On August 11th, 2022, El Jefe’s moved slightly closer to Harvard Yard and right next door to Felipe’s, its top competitor for late-night Mexican eats. In the recently renovated Abbot building at the intersection of Brattle and John F. Kennedy Street, the new location maintains El Jefe’s metal awning, wooden panel accents, and signature kitschy slogans highlighting available food options, like “picante” above a display of all their hot sauces. But it now features an upgraded facade, an upper mezzanine for extra seating, and two entrances, one on JFK Street for dining, and one on Brattle Street for delivery, which can be converted into a second ordering queue during busy hours.
At the previous location on the Garage at 83 Mount Auburn Street, workers “were on top of each other, trying to prepare an order while trying to greet a customer,” said El Jefe’s regional manager John Eller. He anticipates that the new design “will speed up the ordering process,” improve the customer experience, and ameliorate the raucous 2 AM burrito lines.

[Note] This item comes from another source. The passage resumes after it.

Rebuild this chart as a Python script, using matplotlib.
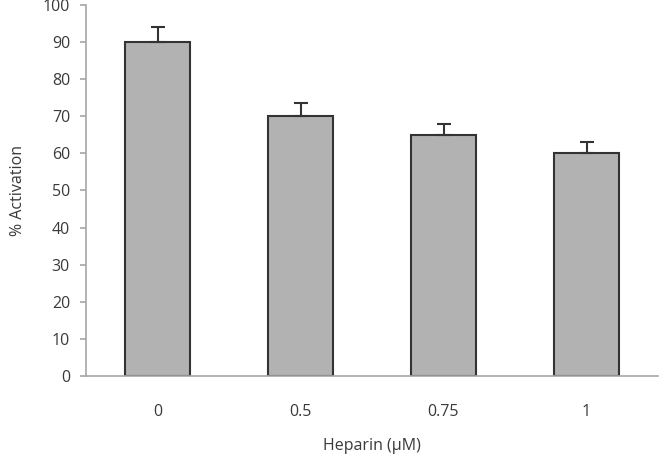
import matplotlib.pyplot as plt

# Данные
categories = ["0", "0.5", "0.75", "1"]
activation = [90, 70, 65, 60]
errors = [4, 3.5, 3, 3]

text_color = "#3a3a3a"
plt.rcParams['font.family'] = ['Open Sans', 'DejaVu Sans']

fig = plt.figure(figsize=(6.61, 4.61), dpi=100)
ax = fig.add_axes([86 / 661, 1 - 376 / 461, (658 - 86) / 661, (376 - 5) / 461])

x = range(len(categories))
ax.bar(x, activation, width=0.45, color="#b2b2b2", edgecolor="#333333", linewidth=1.5, zorder=2)
ax.errorbar(x, activation, yerr=[[0] * len(errors), errors], fmt="none",
            ecolor="#333333", elinewidth=1.5, capsize=5, capthick=1.5, zorder=3)

ax.set_xlim(-0.5, len(categories) - 0.5)
ax.set_ylim(0, 100)
ax.set_yticks(range(0, 101, 10))
ax.set_xticks(list(x))
ax.set_xticklabels(categories)

for side in ["top", "right"]:
    ax.spines[side].set_visible(False)
for side in ["left", "bottom"]:
    ax.spines[side].set_color("#a6a6a6")
    ax.spines[side].set_linewidth(1.2)

ax.tick_params(axis="y", length=4.5, color="#a6a6a6", width=1.2, labelsize=11.5,
               labelcolor=text_color, pad=7)
ax.tick_params(axis="x", length=0, labelsize=11.5, labelcolor=text_color, pad=20)

ax.set_xlabel("Heparin (μM)", fontsize=11.5, color=text_color, labelpad=13)
ax.set_ylabel("% Activation", fontsize=11.5, color=text_color, labelpad=12)

plt.savefig("out.png")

After the renovation of the Garage was announced, the management team at El Jefe’s management was “left scrambling to find a new space,” but the vacancy in the Abbot building suited their needs to accommodate extensive foot traffic.
Not all students have been pleased with the move. “Aw hell nah they gentrified Jefe’s,” commented David Kennedy-Yoon ’23 on Twitter. Concerned that an affordable eating venue will be replaced by a tourist trap, he told the Independent, “Jefe’s should be a place where you can go at 1 am… and get a delicious burrito for cheap. Now that they have exposed brick and those metal stools, I’m not excited to pay $15 for tacos.” However, at this point, the food prices, the atmosphere, and the expected clientele of the new location remain unchanged.
“I’m going to miss the old location,” said Robert Lawrence ’25 when he visited the new restaurant after hearing rumors of its opening. “But I feel like I can still have a pretty rowdy time here, and maybe actually have space to eat inside.”
The day the new Jefe’s opened its doors, the old Jefe’s was still open. The staff at served their last customers the Garage with free extras as they tried to use the remaining ingredients in store. But with fajitas already on the grill at the new location in preparation for a big night of service, El Jefe’s will continue to fulfill the promise of its motto: “come for breakfast, stay for dinner, 7 days a week!”